In late October, a substantial amount of ETH (worth approximately $400 million) was sent from Crypto.com to Gate.io. However, these tokens were supposed to go to a cold storage address but "mistakenly" ended up in Gate.io, crypto.com CEO Kris Marszalek noted on Twitter.
Following the unprecedented collapse of FTX, all major cryptocurrency brokers revealed their cold storage addresses, where they keep most of their customers' tokens in the spirit of transparency.
Marszalek posted the cold wallet addresses for some of the top assets on Crypto.com last week. Soon after, users were quick to spot a suspicious transfer of 320,000 Ether. One user, Conor Grogan, pointed out the $400 million transaction between Gate.io and Marszalek's firm on October 21st.
This caused a mass exit from crypto com and a lot of fear spread. (CRO) CRONOS, the local cryptocurrency of the crypto.com chain crashed over 40% on the day.
FTX has now joined many other fallen projects — including Terra Luna, Hedge Fund Three Arrows Capital, Celsius, and Voyager.
Due to this destruction seen in the crypto space, Binance CEO Changpeng “CZ” Zhao, although having still played a decent part in the crashes, noted on these collapses that he envisions an era of greater regulatory scrutiny in the near future.
CZ stated: “I think basically we've been set back a few years now. Regulators rightfully will scrutinize this industry much, much harder, which is probably a good thing, to be honest."
A great way to end it, and an unfortunately true thing to say. The trust that was built has collapsed largely, although eyes will turn to crypto again in due time.
Due to the FTX events, Bitcoin saw a massive selloff on Tuesday.
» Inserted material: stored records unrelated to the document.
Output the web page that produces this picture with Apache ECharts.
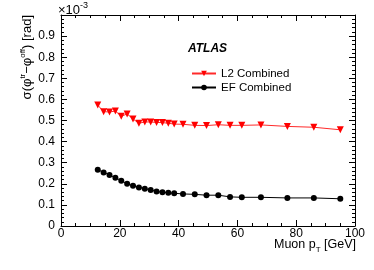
<!DOCTYPE html>
<html>
<head>
<meta charset="utf-8">
<script src="https://cdn.jsdelivr.net/npm/echarts@6/dist/echarts.min.js"></script>
<style>
html,body{margin:0;padding:0;background:#fff;}
#chart{width:374px;height:270px;}
</style>
</head>
<body>
<div id="chart"></div>
<script>
// Muon pT bin centres [GeV]
var muonPt = [12.5, 14.5, 16.5, 18.5, 20.5, 22.5, 24.5, 26.5, 28.5, 30.5, 32.5, 34.5, 36.5, 38.5, 41.5, 45.5, 49.5, 53.5, 57.5, 61.5, 68, 77, 86, 95];
// sigma(phi^tr - phi^off) in units of 1e-3 rad
var l2Combined = [0.573, 0.542, 0.540, 0.545, 0.520, 0.531, 0.507, 0.487, 0.493, 0.493, 0.491, 0.490, 0.487, 0.483, 0.482, 0.477, 0.476, 0.480, 0.477, 0.477, 0.479, 0.472, 0.468, 0.456];
var efCombined = [0.267, 0.254, 0.242, 0.229, 0.215, 0.200, 0.191, 0.183, 0.177, 0.171, 0.164, 0.160, 0.158, 0.155, 0.152, 0.150, 0.146, 0.146, 0.138, 0.136, 0.136, 0.133, 0.133, 0.129];
var seriesNames = ['L2 Combined', 'EF Combined'];
var xTicks = [0, 20, 40, 60, 80, 100];
var yTicks = [0, 0.1, 0.2, 0.3, 0.4, 0.5, 0.6, 0.7, 0.8, 0.9];

function pairs(xs, ys) { return xs.map(function (x, i) { return [x, ys[i]]; }); }

var FONT = 'Liberation Sans, Arial, Helvetica, sans-serif';
var chart = echarts.init(document.getElementById('chart'), null, {renderer: 'canvas'});

function baseAxis(extra) {
  var a = {
    type: 'value',
    axisLine: {show: true, onZero: false, lineStyle: {color: '#000', width: 1}},
    axisTick: {show: true, inside: true, length: 6, lineStyle: {color: '#000', width: 1}},
    minorTick: {show: true, length: 3, lineStyle: {color: '#000', width: 1}},
    splitLine: {show: false},
    minorSplitLine: {show: false}
  };
  for (var k in extra) a[k] = extra[k];
  return a;
}

var option = {
  animation: false,
  backgroundColor: '#fff',
  grid: {left: 61, right: 19, top: 15, bottom: 44, containLabel: false},
  xAxis: [
    baseAxis({
      position: 'bottom', min: 0, max: 100, interval: 20,
      minorTick: {show: true, splitNumber: 4, length: 3, lineStyle: {color: '#000', width: 1}},
      axisLabel: {
        show: true, margin: 2, fontSize: 12, color: '#000', fontFamily: FONT,
        formatter: function (v) { return xTicks.indexOf(v) >= 0 ? String(v) : ''; }
      }
    }),
    baseAxis({
      position: 'top', min: 0, max: 100, interval: 20,
      minorTick: {show: true, splitNumber: 4, length: 3, lineStyle: {color: '#000', width: 1}},
      axisLabel: {show: false}
    })
  ],
  yAxis: [
    baseAxis({
      position: 'left', min: 0, max: 1, interval: 0.1,
      minorTick: {show: true, splitNumber: 5, length: 3, lineStyle: {color: '#000', width: 1}},
      axisLabel: {
        show: true, margin: 6, fontSize: 12, color: '#000', fontFamily: FONT,
        formatter: function (v) {
          var r = Math.round(v * 10) / 10;
          if (r === 0) return '0';
          for (var i = 0; i < yTicks.length; i++) if (Math.abs(yTicks[i] - r) < 1e-9) return r.toFixed(1);
          return '';
        }
      }
    }),
    baseAxis({
      position: 'right', min: 0, max: 1, interval: 0.1,
      minorTick: {show: true, splitNumber: 5, length: 3, lineStyle: {color: '#000', width: 1}},
      axisLabel: {show: false}
    })
  ],
  legend: {
    left: 191, top: 67.5, orient: 'vertical', itemWidth: 24, itemHeight: 7, itemGap: 2, padding: 0,
    textStyle: {fontSize: 11.5, color: '#000', fontFamily: FONT},
    data: seriesNames
  },
  series: [
    {
      name: seriesNames[0], type: 'line', xAxisIndex: 0, yAxisIndex: 0,
      data: pairs(muonPt, l2Combined),
      symbol: 'triangle', symbolRotate: 180, symbolSize: 7,
      itemStyle: {color: '#ff0000'},
      lineStyle: {color: '#ff2a2a', width: 1}
    },
    {
      name: seriesNames[1], type: 'line', xAxisIndex: 0, yAxisIndex: 0,
      data: pairs(muonPt, efCombined),
      symbol: 'circle', symbolSize: 6,
      itemStyle: {color: '#000'},
      lineStyle: {color: '#000', width: 1}
    }
  ],
  graphic: [
    {
      type: 'text', left: 58, top: 1,
      style: {
        text: '{m|×10}{s|-3}', fontFamily: FONT,
        rich: {
          m: {fontSize: 13, fontFamily: FONT, fill: '#000', lineHeight: 16, verticalAlign: 'bottom'},
          s: {fontSize: 9, fontFamily: FONT, fill: '#000', lineHeight: 9, verticalAlign: 'top'}
        }
      }
    },
    {
      type: 'text', x: 188, y: 48.5,
      style: {
        text: 'ATLAS', fontSize: 12, fontWeight: 'bold', fontStyle: 'italic', fontFamily: FONT,
        fill: '#000', verticalAlign: 'middle', align: 'left'
      }
    },
    {
      type: 'text', x: 26, y: 15, rotation: Math.PI / 2,
      style: {
        text: '{m|σ(φ}{s|tr}{m|−φ}{s|off}{m|) [rad]}', fontFamily: FONT,
        align: 'right', verticalAlign: 'middle',
        rich: {
          m: {fontSize: 13, fontFamily: FONT, fill: '#000', lineHeight: 15, verticalAlign: 'bottom'},
          s: {fontSize: 8, fontFamily: FONT, fill: '#000', lineHeight: 8, verticalAlign: 'top'}
        }
      }
    },
    {
      type: 'text', x: 356, y: 246,
      style: {
        text: '{m|Muon p}{s|T}{m| [GeV]}', fontFamily: FONT,
        align: 'right', verticalAlign: 'middle',
        rich: {
          m: {fontSize: 12.5, fontFamily: FONT, fill: '#000', lineHeight: 15, verticalAlign: 'top'},
          s: {fontSize: 8, fontFamily: FONT, fill: '#000', lineHeight: 8, verticalAlign: 'bottom'}
        }
      }
    }
  ]
};
chart.setOption(option);
</script>
</body>
</html>
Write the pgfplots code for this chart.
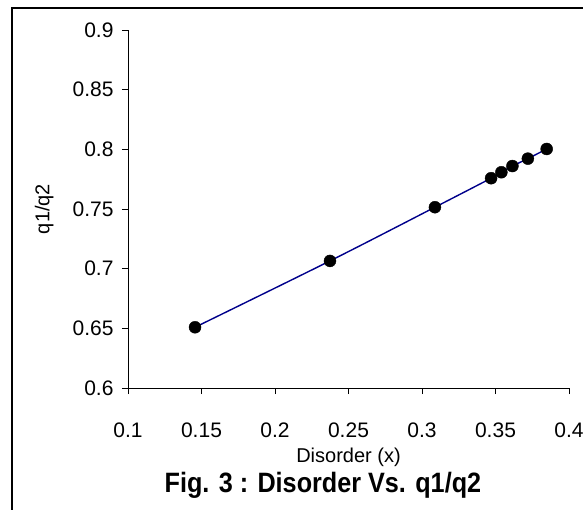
\documentclass[border=0pt]{standalone}
\usepackage{fontspec}
\setmainfont{Liberation Sans}
\usepackage{graphicx}
\usepackage{pgfplots}
\pgfplotsset{compat=1.18}
\definecolor{linenavy}{HTML}{00008B}

\begin{document}
\begin{tikzpicture}[x=1pt,y=1pt]
% outer frame (right and bottom edges fall outside the crop)
\draw[line width=1.3pt] (12,-20) -- (12,501) -- (620,501);
\begin{axis}[
  at={(128pt,121pt)}, anchor=south west,
  scale only axis,
  width=441pt, height=358pt,
  xmin=0.1, xmax=0.4, ymin=0.6, ymax=0.9,
  xtick={0.1,0.15,...,0.41}, ytick={0.6,0.65,...,0.91},
  axis x line*=bottom, axis y line*=left,
  axis line style={black, line width=0.9pt, -},
  tick align=outside, major tick length=6pt,
  tick style={black, line width=0.9pt},
  tick label style={font=\fontsize{21}{23}\selectfont},
  /pgf/number format/assume math mode=true,
  /pgf/number format/.cd, fixed, precision=2, /pgfplots/.cd,
  yticklabel style={xshift=-5pt},
  xticklabel style={yshift=-25pt},
  xlabel={Disorder (x)}, ylabel={q1/q2},
  label style={font=\fontsize{20}{22}\selectfont},
  xlabel style={at={(axis description cs:0.5,-0.193)}, anchor=center},
  ylabel style={at={(axis description cs:-0.19,0.5)}, anchor=center, rotate=0},
  clip=false,
]
\addplot[linenavy, line width=1.4pt, smooth] coordinates {
  (0.1456,0.6509) (0.2374,0.7065) (0.3088,0.7515) (0.3470,0.7758)
  (0.3540,0.7808) (0.3615,0.7860) (0.3720,0.7922) (0.3848,0.8003)
};
\addplot[only marks, mark=*, mark size=6pt, black] coordinates {
  (0.1456,0.6509) (0.2374,0.7065) (0.3088,0.7515) (0.3470,0.7758)
  (0.3540,0.7808) (0.3615,0.7860) (0.3720,0.7922) (0.3848,0.8003)
};
\node[anchor=center]
  at (axis description cs:0.442,-0.271)
  {\scalebox{0.9}[1]{\fontsize{28}{30}\selectfont\bfseries Fig. 3 : Disorder Vs. q1/q2}};
\end{axis}
\pgfresetboundingbox
\useasboundingbox (0,0) rectangle (583,509);
\end{tikzpicture}
\end{document}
The total crash since the fear of FTX's insolvency began amounts to over 25%. This drop forced Bitcoin to new lows, breaking its June lows of 17.5k.
The new low was set in at approx. 15500. If we don't see a strong 'V-shape' recovery off these levels soon, we are bound to much lower, soon.
In the latter case, final targets could be as low as 9k.
The stock market remains relatively unchanged, continued strength is to be seen across all stocks. All the major indices such as the Dow, S&P, and NASDAQ are up significantly since last week with the Dow Jones Industrial Average putting in a rally of over 3%.
The pullback we continuously speak about has not yet truly occurred, but the zone in which price action currently resides remains the key area for shorts to pile in.
A rejection is imminent with no new positive or negative high-impact news being expected any time soon. This lack of high-impact news means the market movement will be largely dependent on investor conviction and trading action.
As an investor, I am still extremely cautious due to the global economic situation, And as a trader, this looks like the perfect spot to see a strong rejection.
The key long-term levels for the Dow at 26000-27000 currently sit at the bottom of the channel. Under the right conditions, these levels will likely be reached before the beginning of Q2 2023.